**Data section**
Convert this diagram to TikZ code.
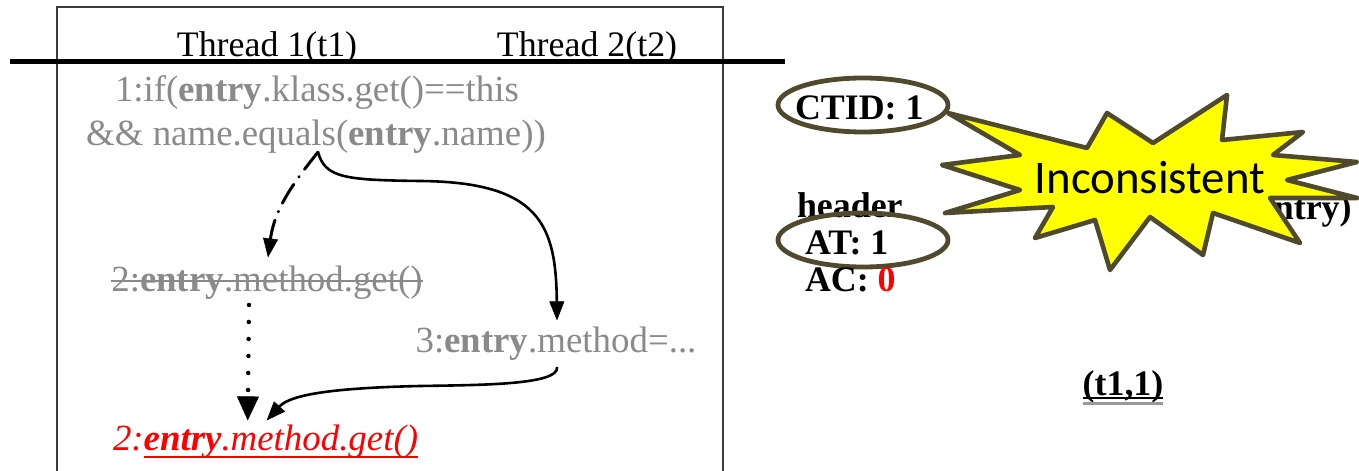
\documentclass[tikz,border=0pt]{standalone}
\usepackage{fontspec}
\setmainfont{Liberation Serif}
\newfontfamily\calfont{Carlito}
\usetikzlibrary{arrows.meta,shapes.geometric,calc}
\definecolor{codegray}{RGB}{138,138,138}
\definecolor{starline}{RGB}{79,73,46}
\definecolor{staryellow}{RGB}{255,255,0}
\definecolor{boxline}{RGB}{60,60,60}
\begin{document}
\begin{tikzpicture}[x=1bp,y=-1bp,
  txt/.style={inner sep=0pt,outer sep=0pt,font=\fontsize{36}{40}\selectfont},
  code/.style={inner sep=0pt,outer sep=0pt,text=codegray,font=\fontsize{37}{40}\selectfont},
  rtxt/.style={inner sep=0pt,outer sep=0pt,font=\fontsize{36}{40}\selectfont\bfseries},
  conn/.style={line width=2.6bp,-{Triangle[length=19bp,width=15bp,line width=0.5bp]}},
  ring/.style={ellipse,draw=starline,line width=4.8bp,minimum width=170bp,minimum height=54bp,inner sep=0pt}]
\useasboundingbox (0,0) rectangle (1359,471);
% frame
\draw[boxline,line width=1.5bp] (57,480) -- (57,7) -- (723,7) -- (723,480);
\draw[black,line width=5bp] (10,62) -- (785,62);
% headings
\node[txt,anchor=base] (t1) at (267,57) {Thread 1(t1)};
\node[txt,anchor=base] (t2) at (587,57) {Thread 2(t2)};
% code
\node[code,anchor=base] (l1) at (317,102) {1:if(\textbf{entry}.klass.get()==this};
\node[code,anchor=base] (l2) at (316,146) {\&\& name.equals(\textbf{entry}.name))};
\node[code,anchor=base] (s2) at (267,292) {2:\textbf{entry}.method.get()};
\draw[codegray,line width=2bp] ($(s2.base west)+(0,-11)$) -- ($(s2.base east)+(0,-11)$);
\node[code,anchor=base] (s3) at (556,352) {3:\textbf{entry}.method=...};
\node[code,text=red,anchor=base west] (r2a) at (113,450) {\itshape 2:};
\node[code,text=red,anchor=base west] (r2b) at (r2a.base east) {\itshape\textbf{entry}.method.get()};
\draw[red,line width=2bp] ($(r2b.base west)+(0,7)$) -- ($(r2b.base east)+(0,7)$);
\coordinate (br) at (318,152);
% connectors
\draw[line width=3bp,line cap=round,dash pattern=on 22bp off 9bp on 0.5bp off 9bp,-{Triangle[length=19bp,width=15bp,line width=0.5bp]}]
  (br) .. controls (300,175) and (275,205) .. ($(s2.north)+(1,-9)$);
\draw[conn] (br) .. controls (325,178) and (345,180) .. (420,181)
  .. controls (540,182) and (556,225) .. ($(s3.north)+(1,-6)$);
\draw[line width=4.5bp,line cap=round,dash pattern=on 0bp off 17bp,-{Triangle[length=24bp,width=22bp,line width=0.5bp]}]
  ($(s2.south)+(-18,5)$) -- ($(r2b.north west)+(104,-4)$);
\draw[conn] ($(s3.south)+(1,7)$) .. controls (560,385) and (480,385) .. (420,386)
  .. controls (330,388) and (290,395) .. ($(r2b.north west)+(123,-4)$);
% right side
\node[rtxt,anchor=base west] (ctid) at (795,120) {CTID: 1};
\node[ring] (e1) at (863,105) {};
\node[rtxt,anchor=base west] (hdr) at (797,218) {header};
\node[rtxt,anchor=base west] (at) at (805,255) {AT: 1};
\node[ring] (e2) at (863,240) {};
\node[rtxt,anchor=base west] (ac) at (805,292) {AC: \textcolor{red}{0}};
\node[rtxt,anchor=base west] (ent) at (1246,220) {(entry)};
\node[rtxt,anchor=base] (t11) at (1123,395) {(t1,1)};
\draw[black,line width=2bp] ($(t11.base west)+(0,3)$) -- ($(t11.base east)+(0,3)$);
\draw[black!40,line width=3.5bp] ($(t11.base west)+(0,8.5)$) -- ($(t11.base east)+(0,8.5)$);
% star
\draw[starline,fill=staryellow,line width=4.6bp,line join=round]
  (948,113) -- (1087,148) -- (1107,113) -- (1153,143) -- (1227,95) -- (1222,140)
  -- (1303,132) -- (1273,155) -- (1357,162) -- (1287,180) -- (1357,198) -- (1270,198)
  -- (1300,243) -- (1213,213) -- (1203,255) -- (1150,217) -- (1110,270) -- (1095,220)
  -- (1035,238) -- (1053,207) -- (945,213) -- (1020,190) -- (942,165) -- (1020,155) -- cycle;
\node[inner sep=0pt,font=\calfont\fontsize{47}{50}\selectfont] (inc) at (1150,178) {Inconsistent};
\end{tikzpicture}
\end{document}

**Set task**
Reproduce the data verbatim. Do not carry any picture into the copy.

**The result**
Convert this diagram to TikZ code.
\documentclass[tikz,border=0pt]{standalone}
\usepackage{fontspec}
\setmainfont{Liberation Serif}
\newfontfamily\calfont{Carlito}
\usetikzlibrary{arrows.meta,shapes.geometric,calc}
\definecolor{codegray}{RGB}{138,138,138}
\definecolor{starline}{RGB}{79,73,46}
\definecolor{staryellow}{RGB}{255,255,0}
\definecolor{boxline}{RGB}{60,60,60}
\begin{document}
\begin{tikzpicture}[x=1bp,y=-1bp,
  txt/.style={inner sep=0pt,outer sep=0pt,font=\fontsize{36}{40}\selectfont},
  code/.style={inner sep=0pt,outer sep=0pt,text=codegray,font=\fontsize{37}{40}\selectfont},
  rtxt/.style={inner sep=0pt,outer sep=0pt,font=\fontsize{36}{40}\selectfont\bfseries},
  conn/.style={line width=2.6bp,-{Triangle[length=19bp,width=15bp,line width=0.5bp]}},
  ring/.style={ellipse,draw=starline,line width=4.8bp,minimum width=170bp,minimum height=54bp,inner sep=0pt}]
\useasboundingbox (0,0) rectangle (1359,471);
% frame
\draw[boxline,line width=1.5bp] (57,480) -- (57,7) -- (723,7) -- (723,480);
\draw[black,line width=5bp] (10,62) -- (785,62);
% headings
\node[txt,anchor=base] (t1) at (267,57) {Thread 1(t1)};
\node[txt,anchor=base] (t2) at (587,57) {Thread 2(t2)};
% code
\node[code,anchor=base] (l1) at (317,102) {1:if(\textbf{entry}.klass.get()==this};
\node[code,anchor=base] (l2) at (316,146) {\&\& name.equals(\textbf{entry}.name))};
\node[code,anchor=base] (s2) at (267,292) {2:\textbf{entry}.method.get()};
\draw[codegray,line width=2bp] ($(s2.base west)+(0,-11)$) -- ($(s2.base east)+(0,-11)$);
\node[code,anchor=base] (s3) at (556,352) {3:\textbf{entry}.method=...};
\node[code,text=red,anchor=base west] (r2a) at (113,450) {\itshape 2:};
\node[code,text=red,anchor=base west] (r2b) at (r2a.base east) {\itshape\textbf{entry}.method.get()};
\draw[red,line width=2bp] ($(r2b.base west)+(0,7)$) -- ($(r2b.base east)+(0,7)$);
\coordinate (br) at (318,152);
% connectors
\draw[line width=3bp,line cap=round,dash pattern=on 22bp off 9bp on 0.5bp off 9bp,-{Triangle[length=19bp,width=15bp,line width=0.5bp]}]
  (br) .. controls (300,175) and (275,205) .. ($(s2.north)+(1,-9)$);
\draw[conn] (br) .. controls (325,178) and (345,180) .. (420,181)
  .. controls (540,182) and (556,225) .. ($(s3.north)+(1,-6)$);
\draw[line width=4.5bp,line cap=round,dash pattern=on 0bp off 17bp,-{Triangle[length=24bp,width=22bp,line width=0.5bp]}]
  ($(s2.south)+(-18,5)$) -- ($(r2b.north west)+(104,-4)$);
\draw[conn] ($(s3.south)+(1,7)$) .. controls (560,385) and (480,385) .. (420,386)
  .. controls (330,388) and (290,395) .. ($(r2b.north west)+(123,-4)$);
% right side
\node[rtxt,anchor=base west] (ctid) at (795,120) {CTID: 1};
\node[ring] (e1) at (863,105) {};
\node[rtxt,anchor=base west] (hdr) at (797,218) {header};
\node[rtxt,anchor=base west] (at) at (805,255) {AT: 1};
\node[ring] (e2) at (863,240) {};
\node[rtxt,anchor=base west] (ac) at (805,292) {AC: \textcolor{red}{0}};
\node[rtxt,anchor=base west] (ent) at (1246,220) {(entry)};
\node[rtxt,anchor=base] (t11) at (1123,395) {(t1,1)};
\draw[black,line width=2bp] ($(t11.base west)+(0,3)$) -- ($(t11.base east)+(0,3)$);
\draw[black!40,line width=3.5bp] ($(t11.base west)+(0,8.5)$) -- ($(t11.base east)+(0,8.5)$);
% star
\draw[starline,fill=staryellow,line width=4.6bp,line join=round]
  (948,113) -- (1087,148) -- (1107,113) -- (1153,143) -- (1227,95) -- (1222,140)
  -- (1303,132) -- (1273,155) -- (1357,162) -- (1287,180) -- (1357,198) -- (1270,198)
  -- (1300,243) -- (1213,213) -- (1203,255) -- (1150,217) -- (1110,270) -- (1095,220)
  -- (1035,238) -- (1053,207) -- (945,213) -- (1020,190) -- (942,165) -- (1020,155) -- cycle;
\node[inner sep=0pt,font=\calfont\fontsize{47}{50}\selectfont] (inc) at (1150,178) {Inconsistent};
\end{tikzpicture}
\end{document}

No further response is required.